Dolly Mummy's Sali Per Eedu
>> 2 tbsp oil
>> 1 tbsp ginger garlic paste
>> 1 tsp turmeric powder
>> 2 tsp red chilli powder
>> 1 tsp garam masala
>> 1-2 green chillies, finely chopped
>> 1 cup coriander leaves, finely chopped
>> 1 tomato, finely chopped
>> 250 gm fine potato sticks (sali)
>> 2 eggs, whisked well
>> Salt to taste (less is recommended; potato sticks have enough
>> In a flat pan, heat up the oil. Saute the ginger garlic paste, green chillies, tomatoes, coriander and all spices.
>> Add the potato sticks into it and mix well.
>> Let all of the above be cooked on a slow fire for only then will it give away the lovely aroma.
>> Flatten the mixture across the cooking pan.
>> Gently sprinkle water over the mixture to create steam but not too much that the sali gets soggy.
>> Spread the whisked eggs across the pan and cover the pan with a lid allowing it to cook for 5-7 minutes. Slide the pan across the stove so that it cooks evenly.
>> Serve hot with rotlis or bread.
>> This makes for a good working lunch. If it’s planned for a party, break into bite-sized pieces and serve on rice crackers to add appeal.
Recipe extracted from the forthcoming e-book by Bawi Bride creator Perzen Patel, titled Eedu, that will release in the last week of August.
Lagan Nu Custard (servings 8 plus leftovers)
>> 5 eggs
>> 1.5 litre milk
>> 1/3 tin condensed milk
>> 300 gm sugar
>> 1/2 tsp cardamom and nutmeg
>> 1 tsp vanilla essence
>> Handful of boiled and sliced almonds/pistachios (optional)
>> Bring the milk to a boil in a large non-stick pan.

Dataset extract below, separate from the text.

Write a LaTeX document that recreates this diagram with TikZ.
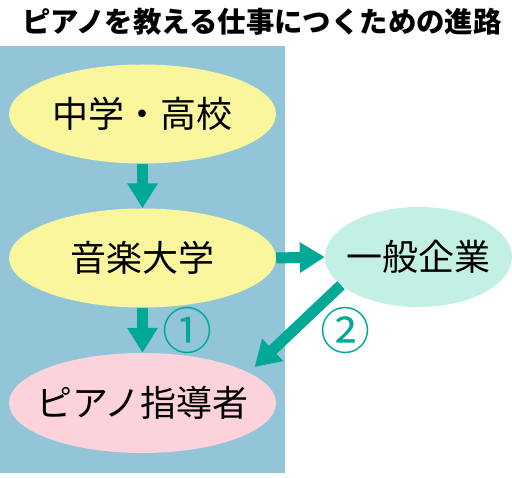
\documentclass[tikz,border=0pt]{standalone}
\usepackage{fontspec}
\newfontfamily\cjk{Noto Sans CJK JP}
\usetikzlibrary{shapes.geometric,arrows.meta}
\definecolor{panelblue}{HTML}{92C5D8}
\definecolor{ylw}{HTML}{F9F69E}
\definecolor{mint}{HTML}{C3F0E5}
\definecolor{pinkish}{HTML}{FCD2DB}
\definecolor{teal2}{HTML}{00A896}
\tikzset{
  oval/.style={ellipse, inner sep=0pt, minimum width=267pt, minimum height=99pt},
  ovaltext/.style={font=\cjk\fontsize{36}{40}\selectfont, inner sep=0pt},
  bigarrow/.style={draw=teal2, line width=11pt, -{Triangle[width=29pt,length=25pt]}},
  numlabel/.style={text=teal2, font=\cjk\fontsize{50}{54}\selectfont, inner sep=0pt}
}
\begin{document}
\begin{tikzpicture}[x=1pt,y=-1pt]
\useasboundingbox (0,0) rectangle (512,478);
\fill[panelblue] (0,46) rectangle (285,473);
\node[font=\cjk\bfseries\fontsize{28.4}{32}\selectfont, inner sep=0pt] (title) at (262,22) {ピアノを教える仕事につくための進路};
\node[oval, fill=ylw] (hs) at (142.5,114) {};
\node[oval, fill=ylw] (uni) at (142.5,258) {};
\node[oval, fill=mint, minimum width=187pt, minimum height=100pt] (corp) at (418.5,257) {};
\node[oval, fill=pinkish, minimum height=100pt] (piano) at (142.5,403) {};
\node[ovaltext] (hst) at (hs) {中学・高校};
\node[ovaltext] (unit) at (uni) {音楽大学};
\node[ovaltext] (corpt) at (corp) {一般企業};
\node[ovaltext] (pianot) at (piano) {ピアノ指導者};
\draw[bigarrow] (hs.south) -- (uni.north);
\draw[bigarrow] (uni.east) -- (corp.west);
\draw[bigarrow] (uni.south) -- (piano.north);
\draw[bigarrow, shorten >=8pt] (corp.200) -- (piano.16);
\node[numlabel] (n1) at (187,331) {①};
\node[numlabel] (n2) at (345,331) {②};
\end{tikzpicture}
\end{document}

>> Once the milk has boiled, remove from the heat and stir in the condensed milk and sugar. Cook over a slow fire.
>> Keep stirring this for 15 minutes, until the sugar is melted and the milk sticky and ivory in colour. Remove from the gas and cool.
>> While this is happening, in a steel bowl beat the eggs, vanilla, nutmeg and cardamom, until frothy.
>> Stir this mixture into the cooled milk. If the milk is too hot, your egg is going to get scrambled so don’t rush this step! Once it’s all mixed, grease a large baking dish and pour the mixture in.
>> Put the dish in a pre-heated oven and bake until golden (atleast an hour on about 220 degrees
celsius). Garnish with the nuts and pop it back in the switched off oven.
>> Chill and serve — it tastes best the next day once the custard is set. Cut into small pieces and serve the family.